# Luminosity of an elastic proton-proton scatter

Suppose you have a proton beam ($$E=500\,\textrm{MeV})$$ with a current of $$6 \cdot 10^{-12}\,\textrm{A}$$ that is colliding with a gaseous hydrogen target which is $$3\,\textrm{cm}$$ thick. The total cross section is $$20\,\textrm{mb}$$. (Further suppose the target pressure and temperature are $$p=1013\,\textrm{hPa}$$ and $$T=273\,\textrm{K}$$.)

Now I want to calculate the Luminosity which is defined as proton flux times number of target elements.
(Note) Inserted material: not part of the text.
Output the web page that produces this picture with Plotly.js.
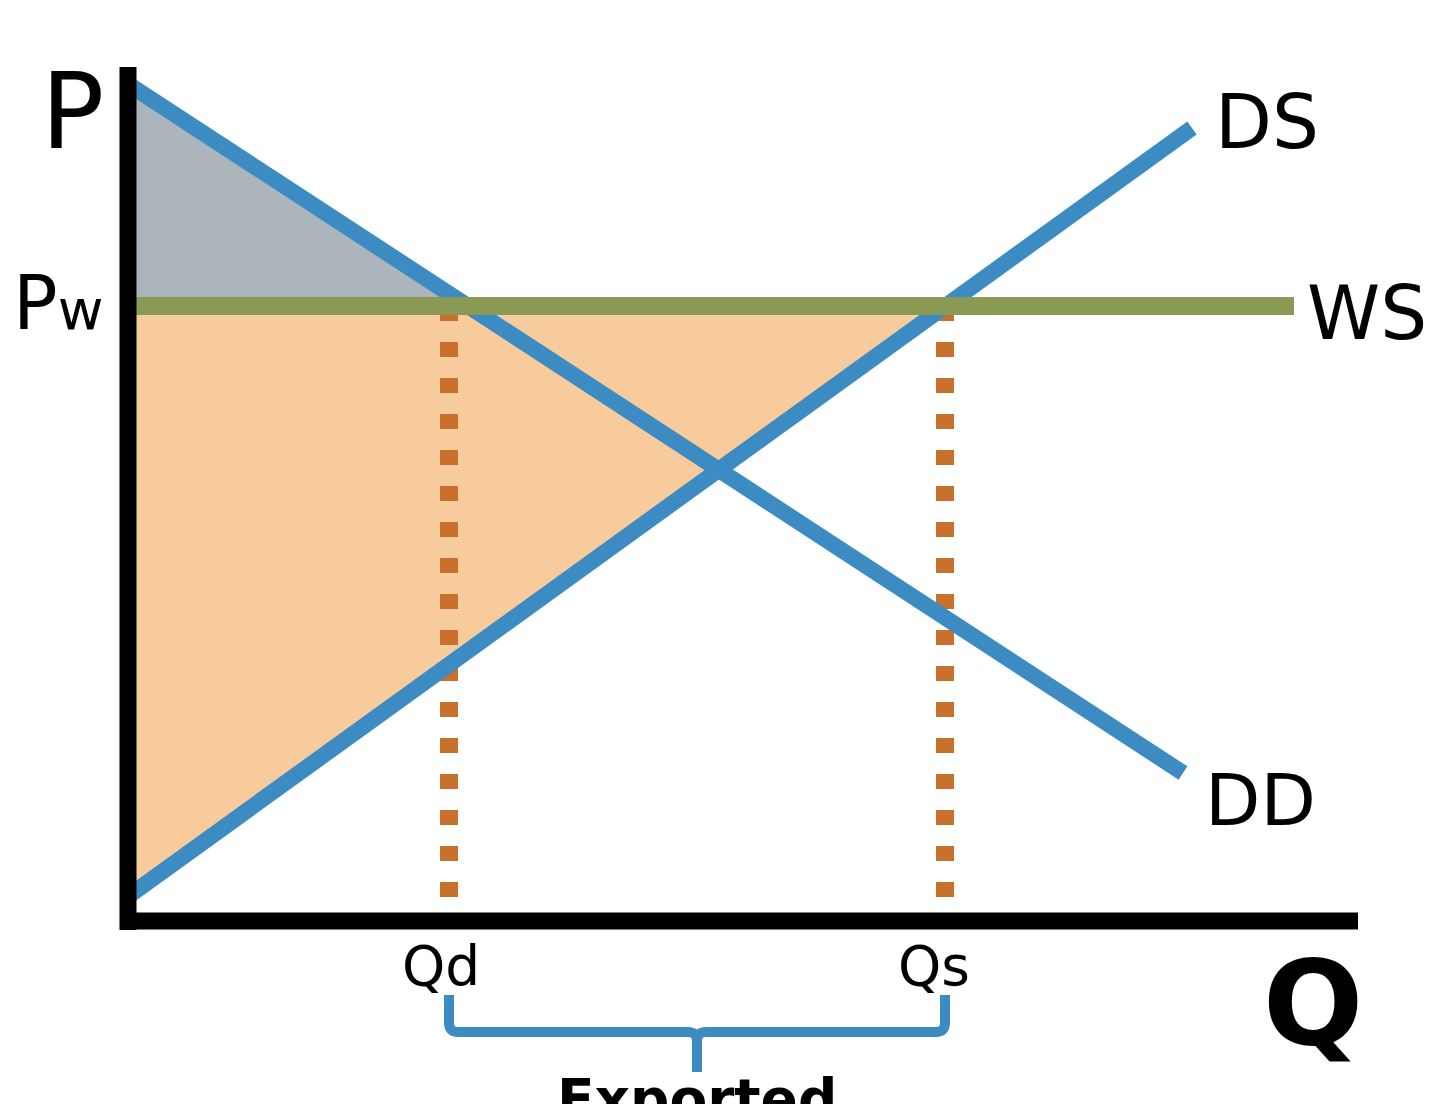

I tried to calculate the number of target elements $$N$$ by using the law of ideal gas: $$p \cdot V = N \cdot k_B \cdot T$$

But my Problem is that I don’t know how to find the Volume of the gas target? Can someone help?

Thanks! :)

$$n=\frac NV=\frac p{kT}$$
Then the product $$n\ell$$, with $$\ell$$ the known thickness of your target, is the number of scatterers per unit area, and the transmission is $$e^{-n\ell\sigma}$$.
You don't need the Volume $$V$$ to calculate the luminosity, just the density $$n=N/V=p/(k_B T)$$ and length of the target, plus the beam flux which you can calculate from the beam current and the proton electric charge.